I rated Lowe well enough to be an AB. Remember we were picking the likes of George Bridge above such players so theres no disputing a lot of bad decisions have been made by those last two coaches. Does a team like the ABs need a finicky winger who you have to adapt and change a lot of your style with to get benefit from? No, not really. But he still would have been a basic improvement on players like even Savea at the tail of his career, Bridge, and could even have converted into the answer of replacing Beauden at the back. Instead we persisted with NMS, Naholo, Havili, Reece, all players we would have cared even less about losing and all because Rieko had Lowe's number 11 jersey nailed down.


He was of course only 23 when he decided to leave, it was back in the beggining of the period they had started retaining players (from 2018 onwards I think, they came out saying theyre going to be more aggressive at some point). So he might, all of them, only just missed out.


The main point that Ed made is that situations like Lowe's, Aki's, JGP's, aren't going to happen in future. That's a bit of a "NZ" only problem, because those players need to reach such a high standard to be chosen by the All Blacks, were as a country like Ireland wants them a lot earlier like that. This is basically the 'ready in 3 years' concept Ireland relied on, versus the '5 years and they've left' concept' were that player is now ready to be chosen by the All Blacks (given a contract to play Super, ala SBW, and hopefully Manu).


The 'mercenary' thing that will take longer to expire, and which I was referring to, is the grandparents rule.

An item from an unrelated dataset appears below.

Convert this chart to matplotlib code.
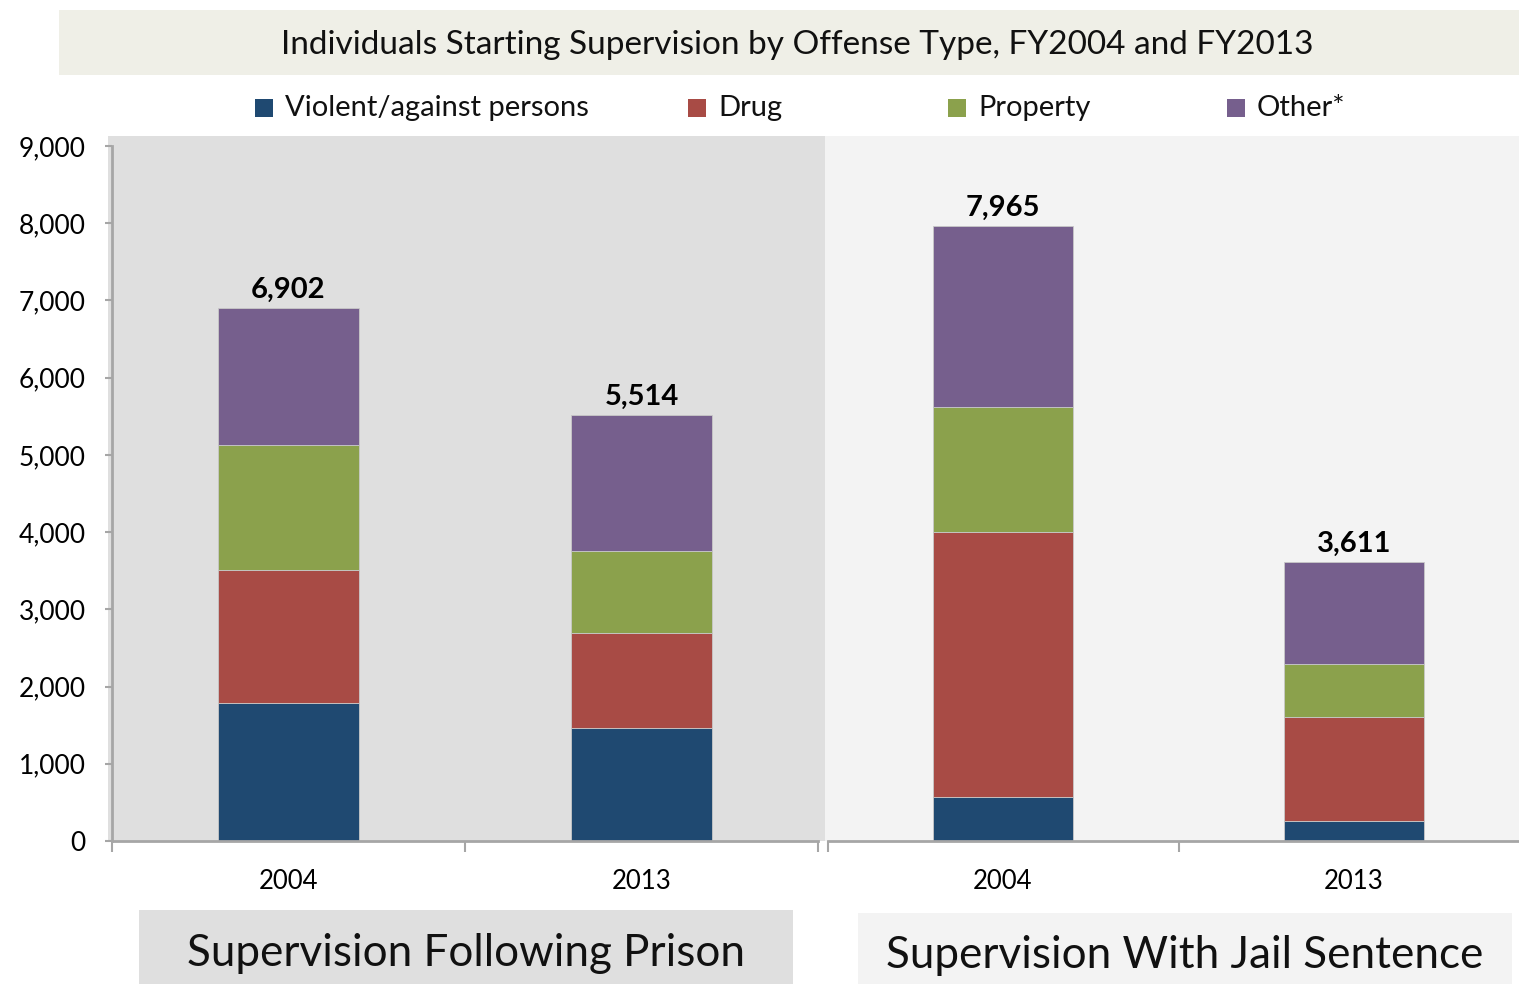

The new kids coming through now aren't going to have as many gp born overseas, so the amount of players that can leave with a prospect of International rugby offer are going to drop dramatically at some point. All these kiwi fellas playing for a PI, is going to stop sadly.


The new era problem that will replace those old concerns is now French and Japanese clubs (doing the same as NRL teams have done for decades by) picking kids out of school. The problem here is not so much a national identity one, than it is a farm system where 9 in 10 players are left with nothing. A stunted education and no support in a foreign country (well they'll get kicked out of those countries were they don't in Australia).


It's the same sort of situation were NZ would be the big guy, but there weren't many downsides with it. The only one I can think was brought up but a poster on this site, I can't recall who it was, but he seemed to know a lot of kids coming from the Islands weren't really given the capability to fly back home during school xms holidays etc. That is probably something that should be fixed by the union. Otherwise getting someone like Fakatava over here for his last year of school definitely results in NZ being able to pick the cherries off the top but it also allows that player to develop and be able to represent Tonga and under age and possibly even later in his career. Where as a kid being taken from NZ is arguably going to be worse off in every respect other than perhaps money. Not going to develop as a person, not going to develop as a player as much, so I have a lotof sympathy for NZs case that I don't include them in that group but I certainly see where you're coming from and it encourages other countries to think they can do the same while not realising they're making a much worse experience/situation.